— start DATA PROVIDED —
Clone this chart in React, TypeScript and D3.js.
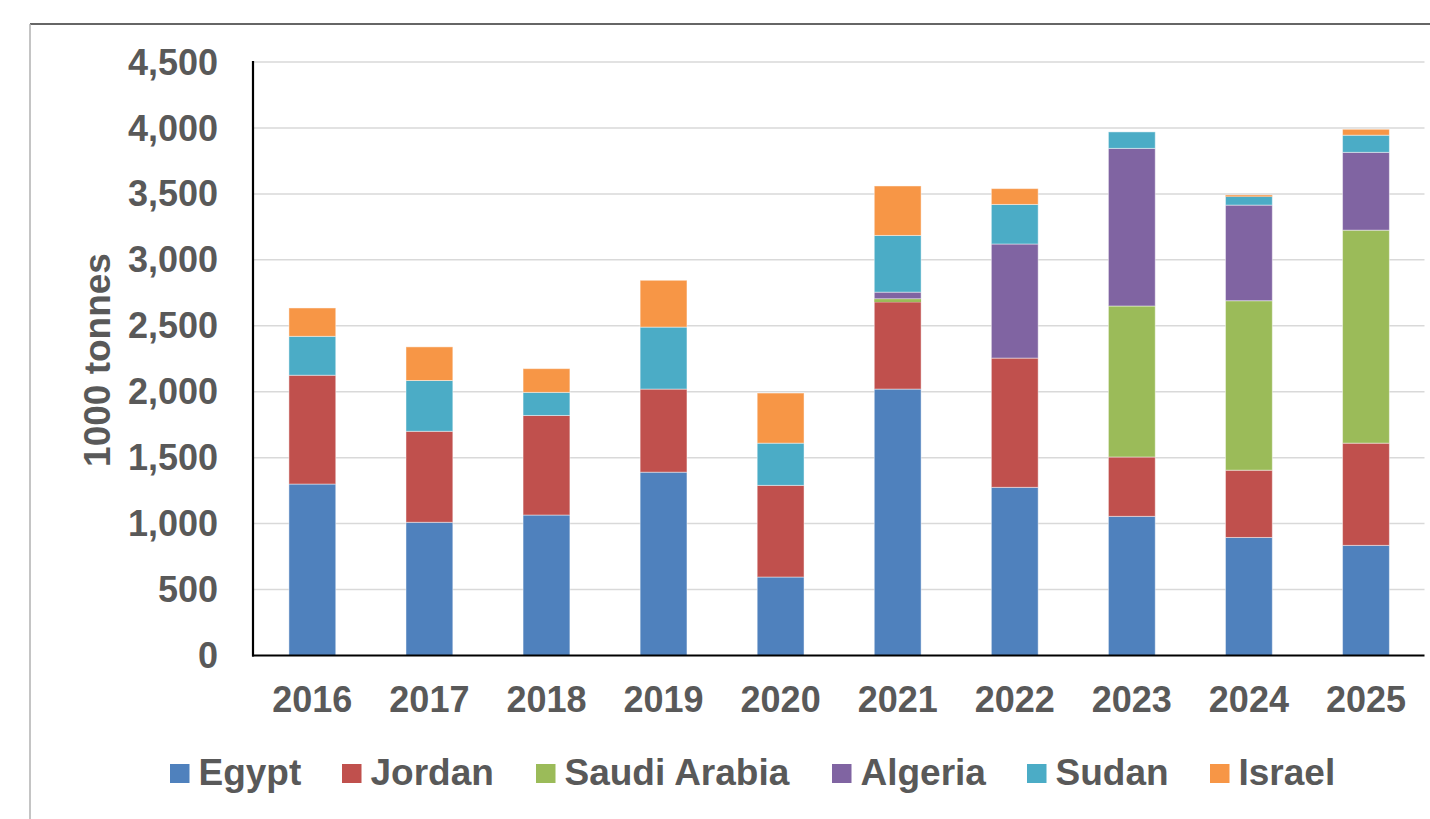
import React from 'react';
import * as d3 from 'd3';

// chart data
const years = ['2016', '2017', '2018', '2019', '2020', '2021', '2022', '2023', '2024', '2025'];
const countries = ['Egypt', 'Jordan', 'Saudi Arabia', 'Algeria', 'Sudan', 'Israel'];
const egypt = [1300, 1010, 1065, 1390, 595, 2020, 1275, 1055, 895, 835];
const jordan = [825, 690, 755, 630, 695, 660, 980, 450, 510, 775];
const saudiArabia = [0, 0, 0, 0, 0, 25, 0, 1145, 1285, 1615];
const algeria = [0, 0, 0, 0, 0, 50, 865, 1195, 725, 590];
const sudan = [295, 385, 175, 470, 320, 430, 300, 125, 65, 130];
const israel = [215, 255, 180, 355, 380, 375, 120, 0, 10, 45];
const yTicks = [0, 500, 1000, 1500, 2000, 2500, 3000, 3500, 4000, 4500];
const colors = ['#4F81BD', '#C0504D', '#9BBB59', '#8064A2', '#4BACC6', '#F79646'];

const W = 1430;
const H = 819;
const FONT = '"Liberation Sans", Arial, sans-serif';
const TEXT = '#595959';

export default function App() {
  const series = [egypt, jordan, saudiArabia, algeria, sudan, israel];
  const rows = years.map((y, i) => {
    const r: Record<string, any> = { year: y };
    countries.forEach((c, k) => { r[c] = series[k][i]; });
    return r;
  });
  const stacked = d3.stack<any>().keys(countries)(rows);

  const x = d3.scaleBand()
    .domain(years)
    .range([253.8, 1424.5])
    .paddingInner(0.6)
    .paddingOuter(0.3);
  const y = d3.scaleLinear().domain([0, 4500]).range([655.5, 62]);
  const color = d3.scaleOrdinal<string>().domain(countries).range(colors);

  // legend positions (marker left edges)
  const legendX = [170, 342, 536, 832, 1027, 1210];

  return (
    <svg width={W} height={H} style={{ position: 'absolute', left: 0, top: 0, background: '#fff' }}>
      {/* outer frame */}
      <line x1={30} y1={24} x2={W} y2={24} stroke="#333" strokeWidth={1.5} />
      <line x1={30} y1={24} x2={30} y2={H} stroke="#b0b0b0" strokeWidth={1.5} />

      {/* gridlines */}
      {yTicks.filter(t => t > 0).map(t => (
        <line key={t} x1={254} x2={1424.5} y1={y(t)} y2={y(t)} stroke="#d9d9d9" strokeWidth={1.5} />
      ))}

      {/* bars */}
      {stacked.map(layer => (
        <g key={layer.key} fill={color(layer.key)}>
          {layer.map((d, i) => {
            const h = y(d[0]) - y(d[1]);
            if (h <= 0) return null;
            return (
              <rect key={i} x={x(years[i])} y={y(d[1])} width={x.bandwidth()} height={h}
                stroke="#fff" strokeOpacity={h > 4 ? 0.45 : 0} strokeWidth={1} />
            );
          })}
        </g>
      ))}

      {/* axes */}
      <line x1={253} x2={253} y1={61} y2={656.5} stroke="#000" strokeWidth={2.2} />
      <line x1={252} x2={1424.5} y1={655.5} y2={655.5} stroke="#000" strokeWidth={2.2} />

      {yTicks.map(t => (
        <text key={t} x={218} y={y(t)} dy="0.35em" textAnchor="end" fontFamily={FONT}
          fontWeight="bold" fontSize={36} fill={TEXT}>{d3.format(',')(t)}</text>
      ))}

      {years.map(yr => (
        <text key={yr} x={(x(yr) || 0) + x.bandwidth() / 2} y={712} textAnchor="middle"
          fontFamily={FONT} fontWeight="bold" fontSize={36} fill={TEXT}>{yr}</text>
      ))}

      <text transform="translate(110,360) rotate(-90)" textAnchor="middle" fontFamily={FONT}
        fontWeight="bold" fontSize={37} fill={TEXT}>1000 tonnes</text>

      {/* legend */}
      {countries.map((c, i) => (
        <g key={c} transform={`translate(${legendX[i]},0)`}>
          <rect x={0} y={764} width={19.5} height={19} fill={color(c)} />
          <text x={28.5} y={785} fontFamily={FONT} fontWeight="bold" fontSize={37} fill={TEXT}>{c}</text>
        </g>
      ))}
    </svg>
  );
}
— end DATA PROVIDED —
> TASK DETAILS
Pictures are excluded: retype only the lines from the beginning of the listing above through the line with "const TEXT = '#595959';", both included.

> RESPONSE TO THE EXERCISE
Clone this chart in React, TypeScript and D3.js.
import React from 'react';
import * as d3 from 'd3';

// chart data
const years = ['2016', '2017', '2018', '2019', '2020', '2021', '2022', '2023', '2024', '2025'];
const countries = ['Egypt', 'Jordan', 'Saudi Arabia', 'Algeria', 'Sudan', 'Israel'];
const egypt = [1300, 1010, 1065, 1390, 595, 2020, 1275, 1055, 895, 835];
const jordan = [825, 690, 755, 630, 695, 660, 980, 450, 510, 775];
const saudiArabia = [0, 0, 0, 0, 0, 25, 0, 1145, 1285, 1615];
const algeria = [0, 0, 0, 0, 0, 50, 865, 1195, 725, 590];
const sudan = [295, 385, 175, 470, 320, 430, 300, 125, 65, 130];
const israel = [215, 255, 180, 355, 380, 375, 120, 0, 10, 45];
const yTicks = [0, 500, 1000, 1500, 2000, 2500, 3000, 3500, 4000, 4500];
const colors = ['#4F81BD', '#C0504D', '#9BBB59', '#8064A2', '#4BACC6', '#F79646'];

const W = 1430;
const H = 819;
const FONT = '"Liberation Sans", Arial, sans-serif';
const TEXT = '#595959';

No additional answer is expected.